MM総研(MMRI)は3月4日、「中小企業のデジタル化に関する調査」の結果を発表した。これによると、日本の労働生産性向上にはクラウド利用の拡大などを通じた中小企業のDX(デジタル・トランスフォーメーション)推進が重要であり、中小企業のクラウド利用は拡大しているが、さらなる利用に向けDX推進のためのIT環境の改善が望まれるという。
同調査は同社が2021年12月にWebアンケートおよび文献等調査により実施したものであり、調査対象は全国の中小企業993社、中堅企業304社、大企業703社の計2000社。中小企業のクラウド利用状況を見ると、拡大はしているものの大企業や中堅企業と比較すると利用率は低く、さらなる利用拡大が望まれるという。

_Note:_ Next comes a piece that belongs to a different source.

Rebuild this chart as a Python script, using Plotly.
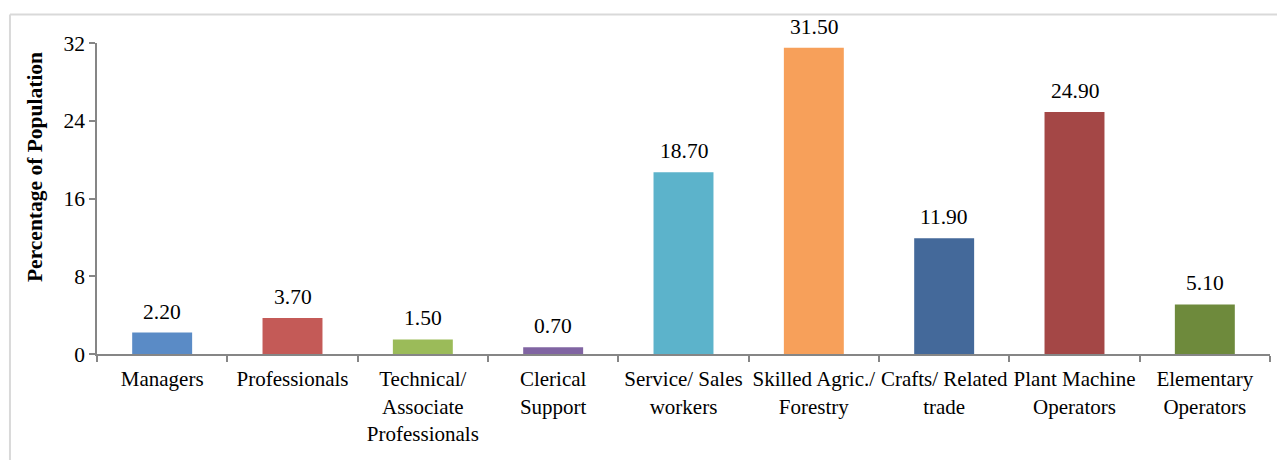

現在クラウドを利用していないが今後利用を予定または検討している中小企業の主な懸念事項は、コストやセキュリティとなっている。クラウドのメリットを正しく理解できていない可能性があるため、クラウド運用に適したIT環境の整備が必要だと同社は考えている。
中小企業のDX推進に向けたIT環境整備における課題として同社は、まず費用対効果の高いIT環境を挙げる。
中小企業のIT装備率は大企業と比較して低く、限られた原資の中でDXに適する費用対効果の高いIT環境を実現する必要があるという。また、中小企業がクラウドに接続する主要なIT端末であるPCについても、費用対効果の高い利用に取り組める余地があると同社は見る。
続いて同社は、専門のIT要員を必要としないIT管理負荷の軽減を挙げる。中小企業はIT人材の確保が難しく、今後さらに困難になると予測されるため、専門的な人材を必要とするIT管理の負荷の低減が重要だという。DXに最適な環境では、IT業務の負荷低減が実現でき、IT人材不足を解消できるとしている。
2023年10月に開始を控えるインボイス制度に関して、中小企業では認知・対応とも遅れており、生産性向上の観点と併せ、クラウドの利用拡大やIT環境の課題克服に留意しながら国を挙げた支援が望まれると同社は提言する。